**What this task involves**
Only the pictures are left out: repeat the rest of the entries exactly.

**Data supplied**
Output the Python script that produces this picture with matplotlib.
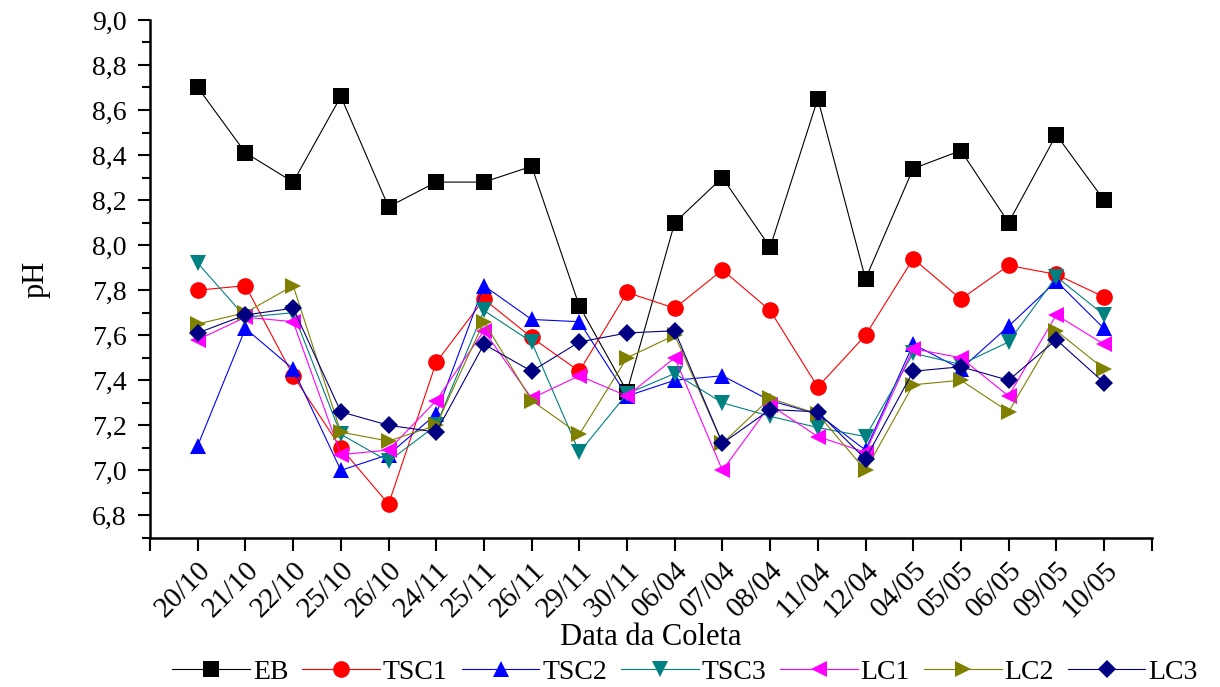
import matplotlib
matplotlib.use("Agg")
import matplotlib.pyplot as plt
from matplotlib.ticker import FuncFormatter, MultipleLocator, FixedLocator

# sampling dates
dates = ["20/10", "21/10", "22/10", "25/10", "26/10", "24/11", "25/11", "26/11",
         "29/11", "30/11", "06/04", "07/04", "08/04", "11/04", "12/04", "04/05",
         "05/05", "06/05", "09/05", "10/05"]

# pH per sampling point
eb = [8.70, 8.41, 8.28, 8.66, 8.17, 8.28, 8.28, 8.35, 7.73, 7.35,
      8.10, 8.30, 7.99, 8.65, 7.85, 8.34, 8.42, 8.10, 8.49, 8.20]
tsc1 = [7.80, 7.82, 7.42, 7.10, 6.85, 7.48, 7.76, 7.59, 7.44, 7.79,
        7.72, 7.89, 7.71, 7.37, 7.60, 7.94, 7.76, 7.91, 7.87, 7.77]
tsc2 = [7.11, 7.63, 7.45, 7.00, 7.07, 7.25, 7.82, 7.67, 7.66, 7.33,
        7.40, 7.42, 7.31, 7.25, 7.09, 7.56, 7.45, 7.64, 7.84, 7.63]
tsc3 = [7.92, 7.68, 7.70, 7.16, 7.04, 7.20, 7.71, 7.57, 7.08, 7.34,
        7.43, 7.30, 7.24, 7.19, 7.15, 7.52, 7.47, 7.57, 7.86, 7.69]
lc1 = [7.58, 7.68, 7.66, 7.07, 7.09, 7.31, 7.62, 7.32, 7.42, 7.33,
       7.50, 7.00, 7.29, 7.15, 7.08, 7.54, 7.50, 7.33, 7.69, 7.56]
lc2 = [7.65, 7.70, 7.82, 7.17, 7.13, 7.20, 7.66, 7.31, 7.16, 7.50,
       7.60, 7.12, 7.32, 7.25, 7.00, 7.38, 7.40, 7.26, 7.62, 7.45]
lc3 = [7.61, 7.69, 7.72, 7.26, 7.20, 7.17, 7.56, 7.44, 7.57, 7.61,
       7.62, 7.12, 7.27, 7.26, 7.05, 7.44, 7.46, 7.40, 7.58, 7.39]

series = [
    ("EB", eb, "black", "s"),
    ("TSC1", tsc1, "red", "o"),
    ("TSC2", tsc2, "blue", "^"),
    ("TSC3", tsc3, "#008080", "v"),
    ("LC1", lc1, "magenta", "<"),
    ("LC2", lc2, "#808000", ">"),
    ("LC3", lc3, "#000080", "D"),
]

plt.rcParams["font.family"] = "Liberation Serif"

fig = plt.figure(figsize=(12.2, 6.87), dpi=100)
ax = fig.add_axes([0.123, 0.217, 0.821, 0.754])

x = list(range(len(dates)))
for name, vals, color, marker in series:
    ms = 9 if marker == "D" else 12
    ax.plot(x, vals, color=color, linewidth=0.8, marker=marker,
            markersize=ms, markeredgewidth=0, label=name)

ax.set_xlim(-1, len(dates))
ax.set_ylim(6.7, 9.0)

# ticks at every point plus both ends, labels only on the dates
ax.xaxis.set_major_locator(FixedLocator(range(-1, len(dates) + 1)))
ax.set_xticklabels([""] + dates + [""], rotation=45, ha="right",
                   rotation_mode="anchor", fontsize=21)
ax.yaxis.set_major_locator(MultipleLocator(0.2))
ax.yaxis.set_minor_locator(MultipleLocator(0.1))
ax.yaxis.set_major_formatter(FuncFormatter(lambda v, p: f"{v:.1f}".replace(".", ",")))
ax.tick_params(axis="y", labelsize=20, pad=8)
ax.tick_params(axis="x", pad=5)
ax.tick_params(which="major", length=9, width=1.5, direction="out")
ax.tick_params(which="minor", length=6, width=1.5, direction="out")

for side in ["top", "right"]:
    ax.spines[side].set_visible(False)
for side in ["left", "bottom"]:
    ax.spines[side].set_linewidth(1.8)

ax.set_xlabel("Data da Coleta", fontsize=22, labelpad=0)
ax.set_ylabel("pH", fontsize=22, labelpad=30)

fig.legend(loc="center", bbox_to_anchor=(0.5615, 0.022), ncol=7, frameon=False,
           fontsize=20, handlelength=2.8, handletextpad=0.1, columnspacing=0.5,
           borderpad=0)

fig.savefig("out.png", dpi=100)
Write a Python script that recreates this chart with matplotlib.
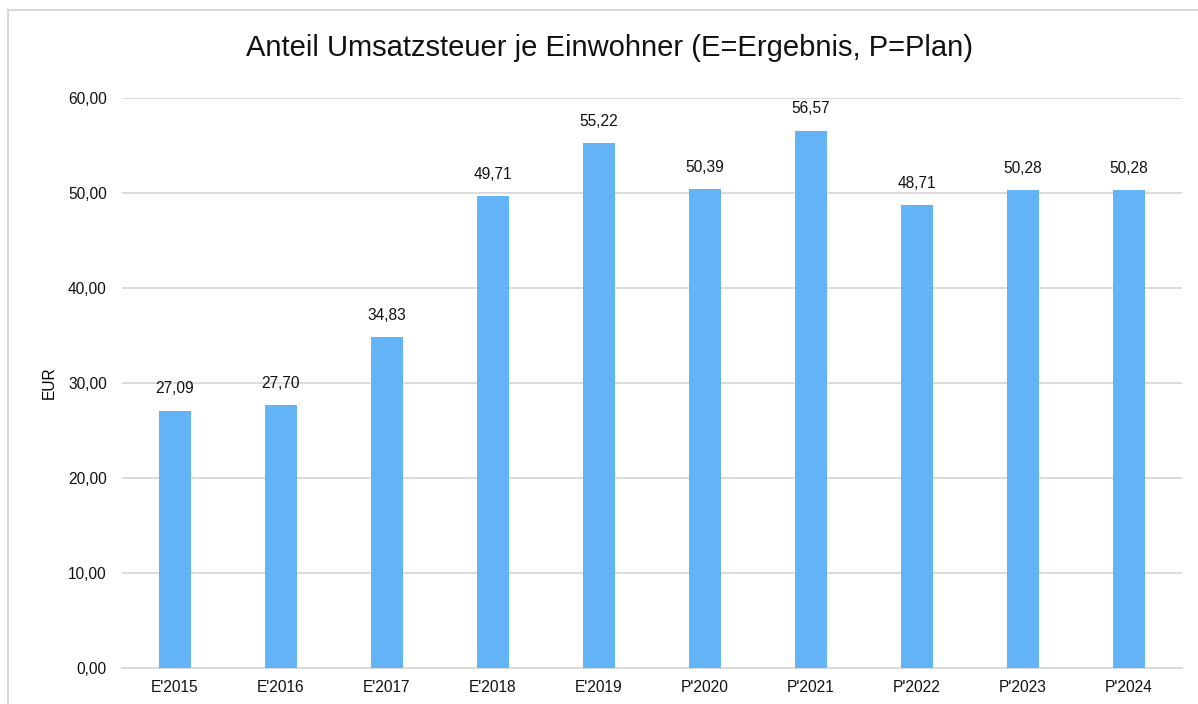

**Task solution**
Output the Python script that produces this picture with matplotlib.
import matplotlib
matplotlib.use("Agg")
import matplotlib.pyplot as plt
from matplotlib.ticker import FuncFormatter, MultipleLocator, FixedLocator

# sampling dates
dates = ["20/10", "21/10", "22/10", "25/10", "26/10", "24/11", "25/11", "26/11",
         "29/11", "30/11", "06/04", "07/04", "08/04", "11/04", "12/04", "04/05",
         "05/05", "06/05", "09/05", "10/05"]

# pH per sampling point
eb = [8.70, 8.41, 8.28, 8.66, 8.17, 8.28, 8.28, 8.35, 7.73, 7.35,
      8.10, 8.30, 7.99, 8.65, 7.85, 8.34, 8.42, 8.10, 8.49, 8.20]
tsc1 = [7.80, 7.82, 7.42, 7.10, 6.85, 7.48, 7.76, 7.59, 7.44, 7.79,
        7.72, 7.89, 7.71, 7.37, 7.60, 7.94, 7.76, 7.91, 7.87, 7.77]
tsc2 = [7.11, 7.63, 7.45, 7.00, 7.07, 7.25, 7.82, 7.67, 7.66, 7.33,
        7.40, 7.42, 7.31, 7.25, 7.09, 7.56, 7.45, 7.64, 7.84, 7.63]
tsc3 = [7.92, 7.68, 7.70, 7.16, 7.04, 7.20, 7.71, 7.57, 7.08, 7.34,
        7.43, 7.30, 7.24, 7.19, 7.15, 7.52, 7.47, 7.57, 7.86, 7.69]
lc1 = [7.58, 7.68, 7.66, 7.07, 7.09, 7.31, 7.62, 7.32, 7.42, 7.33,
       7.50, 7.00, 7.29, 7.15, 7.08, 7.54, 7.50, 7.33, 7.69, 7.56]
lc2 = [7.65, 7.70, 7.82, 7.17, 7.13, 7.20, 7.66, 7.31, 7.16, 7.50,
       7.60, 7.12, 7.32, 7.25, 7.00, 7.38, 7.40, 7.26, 7.62, 7.45]
lc3 = [7.61, 7.69, 7.72, 7.26, 7.20, 7.17, 7.56, 7.44, 7.57, 7.61,
       7.62, 7.12, 7.27, 7.26, 7.05, 7.44, 7.46, 7.40, 7.58, 7.39]

series = [
    ("EB", eb, "black", "s"),
    ("TSC1", tsc1, "red", "o"),
    ("TSC2", tsc2, "blue", "^"),
    ("TSC3", tsc3, "#008080", "v"),
    ("LC1", lc1, "magenta", "<"),
    ("LC2", lc2, "#808000", ">"),
    ("LC3", lc3, "#000080", "D"),
]

plt.rcParams["font.family"] = "Liberation Serif"

fig = plt.figure(figsize=(12.2, 6.87), dpi=100)
ax = fig.add_axes([0.123, 0.217, 0.821, 0.754])

x = list(range(len(dates)))
for name, vals, color, marker in series:
    ms = 9 if marker == "D" else 12
    ax.plot(x, vals, color=color, linewidth=0.8, marker=marker,
            markersize=ms, markeredgewidth=0, label=name)

ax.set_xlim(-1, len(dates))
ax.set_ylim(6.7, 9.0)

# ticks at every point plus both ends, labels only on the dates
ax.xaxis.set_major_locator(FixedLocator(range(-1, len(dates) + 1)))
ax.set_xticklabels([""] + dates + [""], rotation=45, ha="right",
                   rotation_mode="anchor", fontsize=21)
ax.yaxis.set_major_locator(MultipleLocator(0.2))
ax.yaxis.set_minor_locator(MultipleLocator(0.1))
ax.yaxis.set_major_formatter(FuncFormatter(lambda v, p: f"{v:.1f}".replace(".", ",")))
ax.tick_params(axis="y", labelsize=20, pad=8)
ax.tick_params(axis="x", pad=5)
ax.tick_params(which="major", length=9, width=1.5, direction="out")
ax.tick_params(which="minor", length=6, width=1.5, direction="out")

for side in ["top", "right"]:
    ax.spines[side].set_visible(False)
for side in ["left", "bottom"]:
    ax.spines[side].set_linewidth(1.8)

ax.set_xlabel("Data da Coleta", fontsize=22, labelpad=0)
ax.set_ylabel("pH", fontsize=22, labelpad=30)

fig.legend(loc="center", bbox_to_anchor=(0.5615, 0.022), ncol=7, frameon=False,
           fontsize=20, handlelength=2.8, handletextpad=0.1, columnspacing=0.5,
           borderpad=0)

fig.savefig("out.png", dpi=100)
Write a Python script that recreates this chart with matplotlib.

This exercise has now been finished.